>>>>
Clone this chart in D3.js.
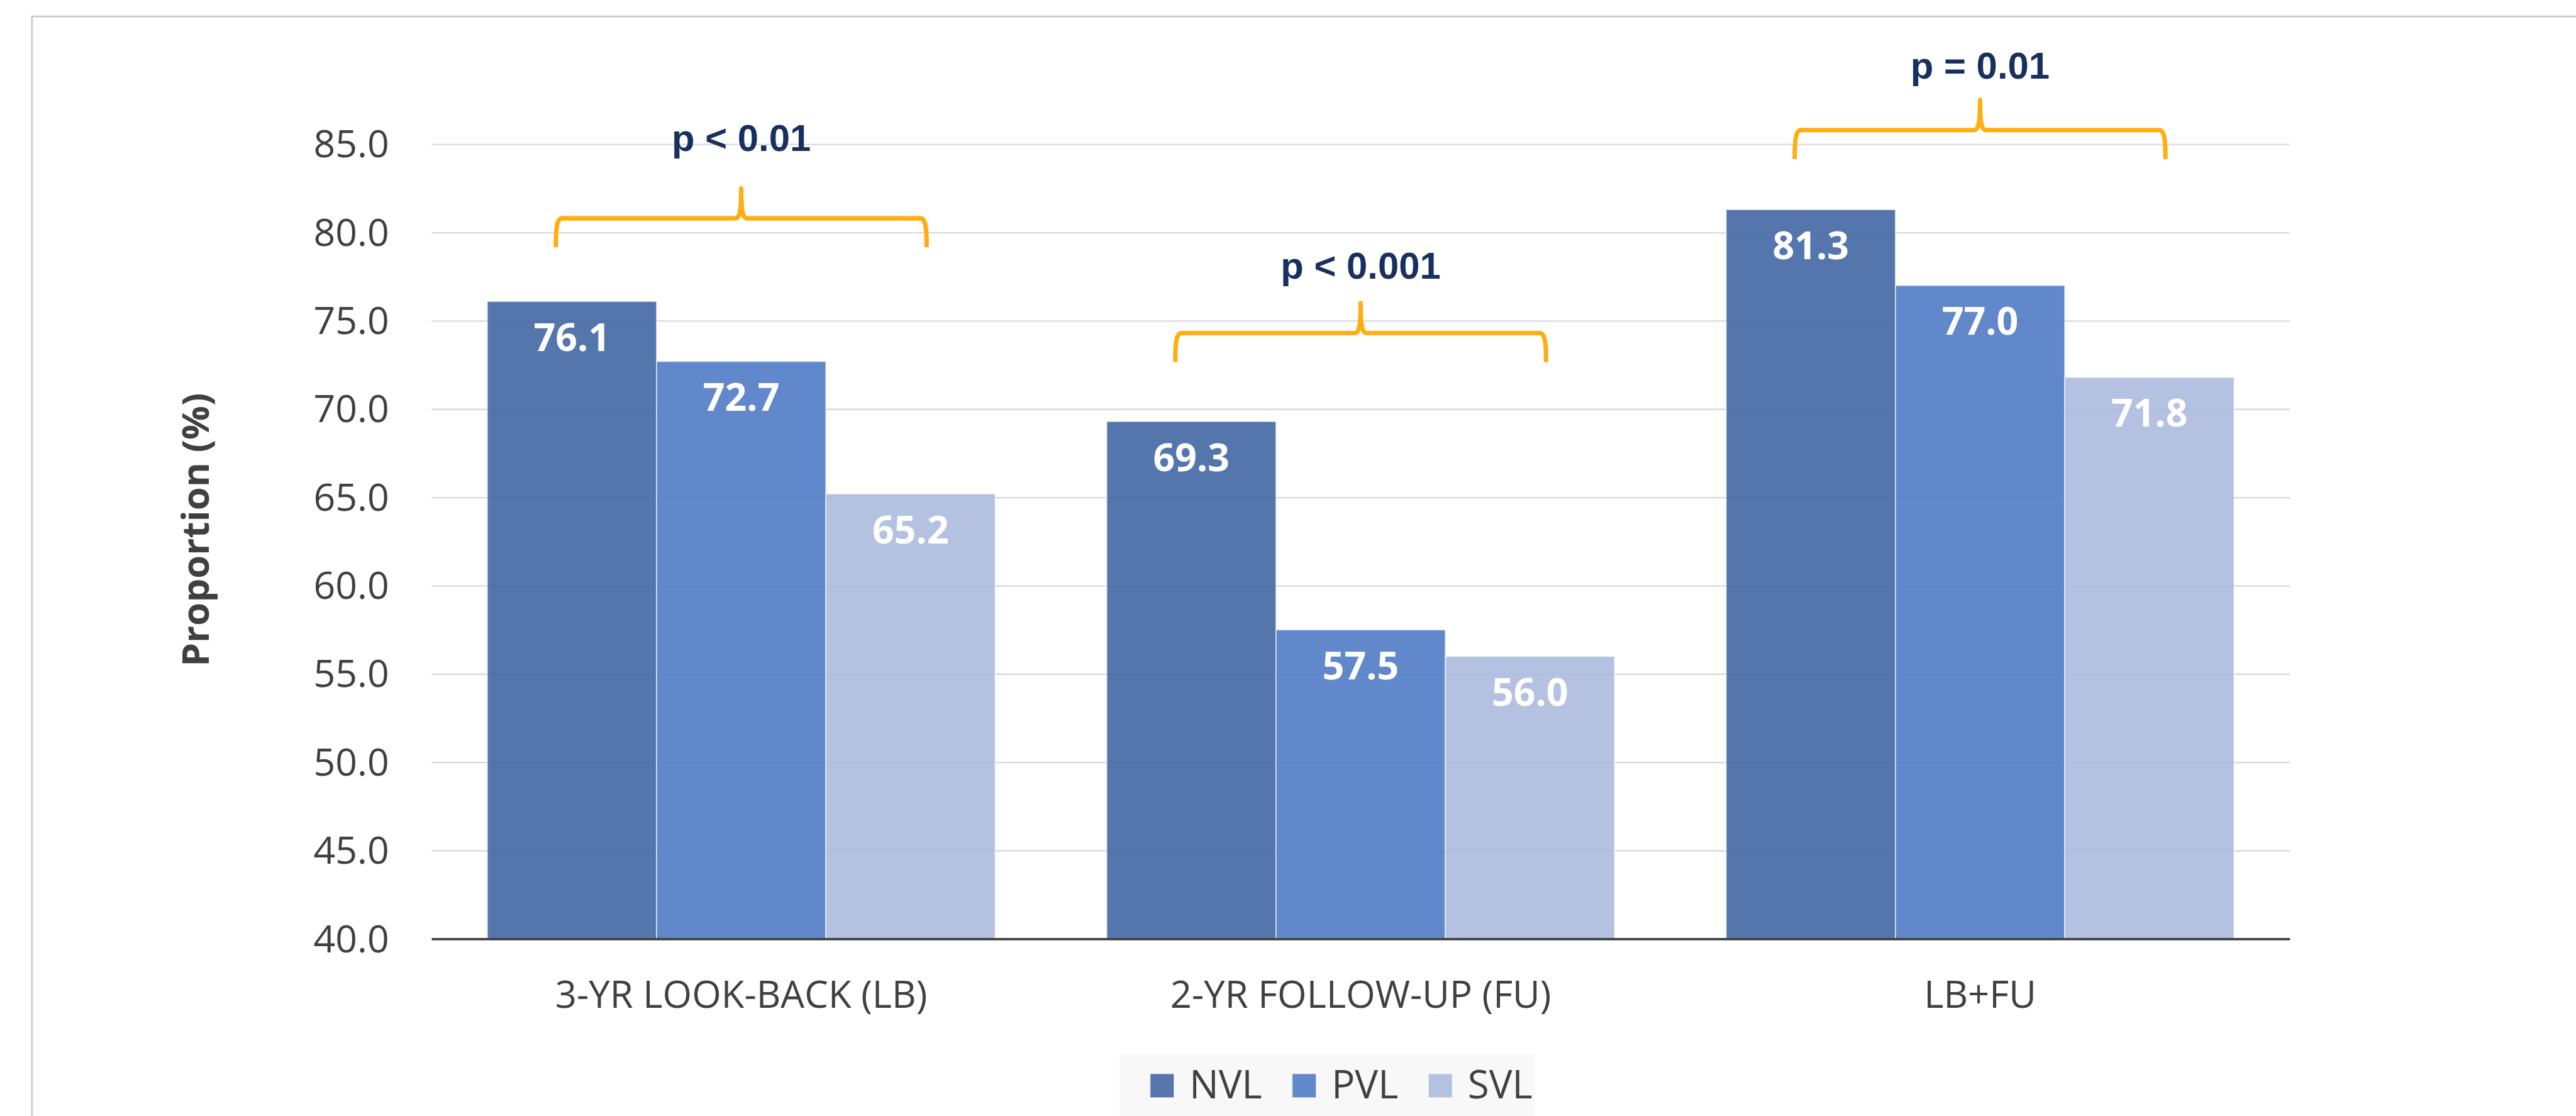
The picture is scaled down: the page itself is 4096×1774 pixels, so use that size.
<!DOCTYPE html>
<html>
<head>
<meta charset="utf-8">
<script src="https://cdn.jsdelivr.net/npm/d3@7"></script>
<style>
  body { margin: 0; background: #fff; }
  svg { display: block; }
</style>
</head>
<body>
<svg id="chart"></svg>
<script>
const categories = ["3-YR LOOK-BACK (LB)", "2-YR FOLLOW-UP (FU)", "LB+FU"];
const series = ["NVL", "PVL", "SVL"];
const nvl = [76.1, 69.3, 81.3];
const pvl = [72.7, 57.5, 77.0];
const svl = [65.2, 56.0, 71.8];
const yTicks = [40, 45, 50, 55, 60, 65, 70, 75, 80, 85];
const pLabels = ["p < 0.01", "p < 0.001", "p = 0.01"];
const pLevels = [80.8, 74.3, 85.8];     // level of the brace bar
const pTextLevels = [84.6, 77.4, 88.7]; // baseline of the p text

const colors = ["#4367a4", "#517bc6", "#acbade"];
const values = [nvl, pvl, svl];

// drawn in the reference's pixel space, scaled down by the viewBox
const W = 4377, H = 1896;
const svg = d3.select("#chart")
  .attr("width", 4096)
  .attr("height", 1774)
  .attr("viewBox", `0 0 ${W} ${H}`);

const plotLeft = 733, plotRight = 3891, plotTop = 245, plotBottom = 1595;
const font = "'Open Sans', sans-serif";

// chart frame (cut off at right and bottom)
svg.append("rect")
  .attr("x", 54).attr("y", 28)
  .attr("width", 6000).attr("height", 6000)
  .attr("fill", "none")
  .attr("stroke", "#cacaca")
  .attr("stroke-width", 3);

const x0 = d3.scaleBand()
  .domain(categories)
  .range([plotLeft, plotRight])
  .paddingInner(0.18)
  .paddingOuter(0.09);

const x1 = d3.scaleBand()
  .domain(series)
  .range([0, x0.bandwidth()]);

const y = d3.scaleLinear().domain([40, 85]).range([plotBottom, plotTop]);

// y axis with gridlines
const yAxis = svg.append("g")
  .attr("transform", `translate(${plotLeft},0)`)
  .call(d3.axisLeft(y)
    .tickValues(yTicks)
    .tickSize(-(plotRight - plotLeft))
    .tickPadding(72)
    .tickFormat(d3.format(".1f")));
yAxis.select(".domain").remove();
yAxis.selectAll(".tick line").attr("stroke", "#d9d9d9").attr("stroke-width", 2.5);
yAxis.selectAll(".tick text")
  .attr("fill", "#404040")
  .attr("font-family", font)
  .attr("font-size", 65)
  .attr("dy", "0.34em");

// bars
const groups = svg.append("g")
  .selectAll("g")
  .data(categories)
  .enter()
  .append("g")
  .attr("transform", (d) => `translate(${x0(d)},0)`);

const bars = groups.selectAll("g")
  .data((d, i) => series.map((s, j) => ({ s, j, v: values[j][i] })))
  .enter()
  .append("g");

bars.append("rect")
  .attr("x", (d) => x1(d.s))
  .attr("y", (d) => y(d.v))
  .attr("width", x1.bandwidth())
  .attr("height", (d) => y(40) - y(d.v))
  .attr("fill", (d) => colors[d.j])
  .attr("fill-opacity", 0.9)
  .attr("stroke", "#ffffff")
  .attr("stroke-opacity", 0.6)
  .attr("stroke-width", 2);

bars.append("text")
  .attr("x", (d) => x1(d.s) + x1.bandwidth() / 2)
  .attr("y", (d) => y(d.v) + 84)
  .attr("text-anchor", "middle")
  .attr("fill", "#ffffff")
  .attr("font-family", font)
  .attr("font-weight", "bold")
  .attr("font-size", 65)
  .text((d) => d.v.toFixed(1));

// x axis
const xAxis = svg.append("g")
  .attr("transform", `translate(0,${plotBottom})`)
  .call(d3.axisBottom(x0).tickSize(0).tickPadding(72));
xAxis.select(".domain").attr("stroke", "#404040").attr("stroke-width", 4);
xAxis.selectAll(".tick text")
  .attr("fill", "#404040")
  .attr("font-family", font)
  .attr("font-size", 64);

// y axis title
svg.append("text")
  .attr("transform", "translate(354,900) rotate(-90)")
  .attr("text-anchor", "middle")
  .attr("fill", "#404040")
  .attr("font-family", font)
  .attr("font-weight", "bold")
  .attr("font-size", 64)
  .text("Proportion (%)");

// significance braces
function brace(xa, xb, yl) {
  const cx = (xa + xb) / 2, yb = yl + 49, yt = yl - 51;
  return `M${xa},${yb} C${xa},${yl + 14} ${xa + 2},${yl} ${xa + 11},${yl}` +
    ` L${cx - 10},${yl} C${cx - 2},${yl} ${cx},${yl - 16} ${cx},${yt}` +
    ` C${cx},${yl - 16} ${cx + 2},${yl} ${cx + 10},${yl}` +
    ` L${xb - 11},${yl} C${xb - 2},${yl} ${xb},${yl + 14} ${xb},${yb}`;
}

const ann = svg.append("g")
  .selectAll("g")
  .data(categories)
  .enter()
  .append("g");

ann.append("path")
  .attr("d", (d, i) => {
    const cx = x0(d) + x0.bandwidth() / 2;
    const hw = x0.bandwidth() * 0.365;
    return brace(cx - hw, cx + hw, y(pLevels[i]));
  })
  .attr("fill", "none")
  .attr("stroke", "#ffad10")
  .attr("stroke-width", 7.5)
  .attr("stroke-linejoin", "round");

ann.append("text")
  .attr("x", (d) => x0(d) + x0.bandwidth() / 2)
  .attr("y", (d, i) => y(pTextLevels[i]))
  .attr("text-anchor", "middle")
  .attr("fill", "#17305f")
  .attr("font-family", "'Liberation Sans', Arial, sans-serif")
  .attr("font-weight", "bold")
  .attr("font-size", 64)
  .text((d, i) => pLabels[i]);

// legend
const legend = svg.append("g");
legend.append("rect")
  .attr("x", 1902).attr("y", 1791)
  .attr("width", 706).attr("height", 200)
  .attr("fill", "#f8f8f8");

let lx = 1954;
series.forEach((s, j) => {
  legend.append("rect")
    .attr("x", lx).attr("y", 1824)
    .attr("width", 41).attr("height", 41)
    .attr("fill", colors[j])
    .attr("fill-opacity", 0.9)
    .attr("stroke", "#ffffff")
    .attr("stroke-opacity", 0.6)
    .attr("stroke-width", 2);
  const t = legend.append("text")
    .attr("x", lx + 67).attr("y", 1866)
    .attr("fill", "#404040")
    .attr("font-family", font)
    .attr("font-size", 66)
    .text(s);
  lx += 67 + t.node().getComputedTextLength() + 51;
});
</script>
</body>
</html>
<<<<
> What is being asked: Go through the listing above and quote it exactly, apart from its images.

> Output for this exercise:
Clone this chart in D3.js.
The picture is scaled down: the page itself is 4096×1774 pixels, so use that size.
<!DOCTYPE html>
<html>
<head>
<meta charset="utf-8">
<script src="https://cdn.jsdelivr.net/npm/d3@7"></script>
<style>
  body { margin: 0; background: #fff; }
  svg { display: block; }
</style>
</head>
<body>
<svg id="chart"></svg>
<script>
const categories = ["3-YR LOOK-BACK (LB)", "2-YR FOLLOW-UP (FU)", "LB+FU"];
const series = ["NVL", "PVL", "SVL"];
const nvl = [76.1, 69.3, 81.3];
const pvl = [72.7, 57.5, 77.0];
const svl = [65.2, 56.0, 71.8];
const yTicks = [40, 45, 50, 55, 60, 65, 70, 75, 80, 85];
const pLabels = ["p < 0.01", "p < 0.001", "p = 0.01"];
const pLevels = [80.8, 74.3, 85.8];     // level of the brace bar
const pTextLevels = [84.6, 77.4, 88.7]; // baseline of the p text

const colors = ["#4367a4", "#517bc6", "#acbade"];
const values = [nvl, pvl, svl];

// drawn in the reference's pixel space, scaled down by the viewBox
const W = 4377, H = 1896;
const svg = d3.select("#chart")
  .attr("width", 4096)
  .attr("height", 1774)
  .attr("viewBox", `0 0 ${W} ${H}`);

const plotLeft = 733, plotRight = 3891, plotTop = 245, plotBottom = 1595;
const font = "'Open Sans', sans-serif";

// chart frame (cut off at right and bottom)
svg.append("rect")
  .attr("x", 54).attr("y", 28)
  .attr("width", 6000).attr("height", 6000)
  .attr("fill", "none")
  .attr("stroke", "#cacaca")
  .attr("stroke-width", 3);

const x0 = d3.scaleBand()
  .domain(categories)
  .range([plotLeft, plotRight])
  .paddingInner(0.18)
  .paddingOuter(0.09);

const x1 = d3.scaleBand()
  .domain(series)
  .range([0, x0.bandwidth()]);

const y = d3.scaleLinear().domain([40, 85]).range([plotBottom, plotTop]);

// y axis with gridlines
const yAxis = svg.append("g")
  .attr("transform", `translate(${plotLeft},0)`)
  .call(d3.axisLeft(y)
    .tickValues(yTicks)
    .tickSize(-(plotRight - plotLeft))
    .tickPadding(72)
    .tickFormat(d3.format(".1f")));
yAxis.select(".domain").remove();
yAxis.selectAll(".tick line").attr("stroke", "#d9d9d9").attr("stroke-width", 2.5);
yAxis.selectAll(".tick text")
  .attr("fill", "#404040")
  .attr("font-family", font)
  .attr("font-size", 65)
  .attr("dy", "0.34em");

// bars
const groups = svg.append("g")
  .selectAll("g")
  .data(categories)
  .enter()
  .append("g")
  .attr("transform", (d) => `translate(${x0(d)},0)`);

const bars = groups.selectAll("g")
  .data((d, i) => series.map((s, j) => ({ s, j, v: values[j][i] })))
  .enter()
  .append("g");

bars.append("rect")
  .attr("x", (d) => x1(d.s))
  .attr("y", (d) => y(d.v))
  .attr("width", x1.bandwidth())
  .attr("height", (d) => y(40) - y(d.v))
  .attr("fill", (d) => colors[d.j])
  .attr("fill-opacity", 0.9)
  .attr("stroke", "#ffffff")
  .attr("stroke-opacity", 0.6)
  .attr("stroke-width", 2);

bars.append("text")
  .attr("x", (d) => x1(d.s) + x1.bandwidth() / 2)
  .attr("y", (d) => y(d.v) + 84)
  .attr("text-anchor", "middle")
  .attr("fill", "#ffffff")
  .attr("font-family", font)
  .attr("font-weight", "bold")
  .attr("font-size", 65)
  .text((d) => d.v.toFixed(1));

// x axis
const xAxis = svg.append("g")
  .attr("transform", `translate(0,${plotBottom})`)
  .call(d3.axisBottom(x0).tickSize(0).tickPadding(72));
xAxis.select(".domain").attr("stroke", "#404040").attr("stroke-width", 4);
xAxis.selectAll(".tick text")
  .attr("fill", "#404040")
  .attr("font-family", font)
  .attr("font-size", 64);

// y axis title
svg.append("text")
  .attr("transform", "translate(354,900) rotate(-90)")
  .attr("text-anchor", "middle")
  .attr("fill", "#404040")
  .attr("font-family", font)
  .attr("font-weight", "bold")
  .attr("font-size", 64)
  .text("Proportion (%)");

// significance braces
function brace(xa, xb, yl) {
  const cx = (xa + xb) / 2, yb = yl + 49, yt = yl - 51;
  return `M${xa},${yb} C${xa},${yl + 14} ${xa + 2},${yl} ${xa + 11},${yl}` +
    ` L${cx - 10},${yl} C${cx - 2},${yl} ${cx},${yl - 16} ${cx},${yt}` +
    ` C${cx},${yl - 16} ${cx + 2},${yl} ${cx + 10},${yl}` +
    ` L${xb - 11},${yl} C${xb - 2},${yl} ${xb},${yl + 14} ${xb},${yb}`;
}

const ann = svg.append("g")
  .selectAll("g")
  .data(categories)
  .enter()
  .append("g");

ann.append("path")
  .attr("d", (d, i) => {
    const cx = x0(d) + x0.bandwidth() / 2;
    const hw = x0.bandwidth() * 0.365;
    return brace(cx - hw, cx + hw, y(pLevels[i]));
  })
  .attr("fill", "none")
  .attr("stroke", "#ffad10")
  .attr("stroke-width", 7.5)
  .attr("stroke-linejoin", "round");

ann.append("text")
  .attr("x", (d) => x0(d) + x0.bandwidth() / 2)
  .attr("y", (d, i) => y(pTextLevels[i]))
  .attr("text-anchor", "middle")
  .attr("fill", "#17305f")
  .attr("font-family", "'Liberation Sans', Arial, sans-serif")
  .attr("font-weight", "bold")
  .attr("font-size", 64)
  .text((d, i) => pLabels[i]);

// legend
const legend = svg.append("g");
legend.append("rect")
  .attr("x", 1902).attr("y", 1791)
  .attr("width", 706).attr("height", 200)
  .attr("fill", "#f8f8f8");

let lx = 1954;
series.forEach((s, j) => {
  legend.append("rect")
    .attr("x", lx).attr("y", 1824)
    .attr("width", 41).attr("height", 41)
    .attr("fill", colors[j])
    .attr("fill-opacity", 0.9)
    .attr("stroke", "#ffffff")
    .attr("stroke-opacity", 0.6)
    .attr("stroke-width", 2);
  const t = legend.append("text")
    .attr("x", lx + 67).attr("y", 1866)
    .attr("fill", "#404040")
    .attr("font-family", font)
    .attr("font-size", 66)
    .text(s);
  lx += 67 + t.node().getComputedTextLength() + 51;
});
</script>
</body>
</html>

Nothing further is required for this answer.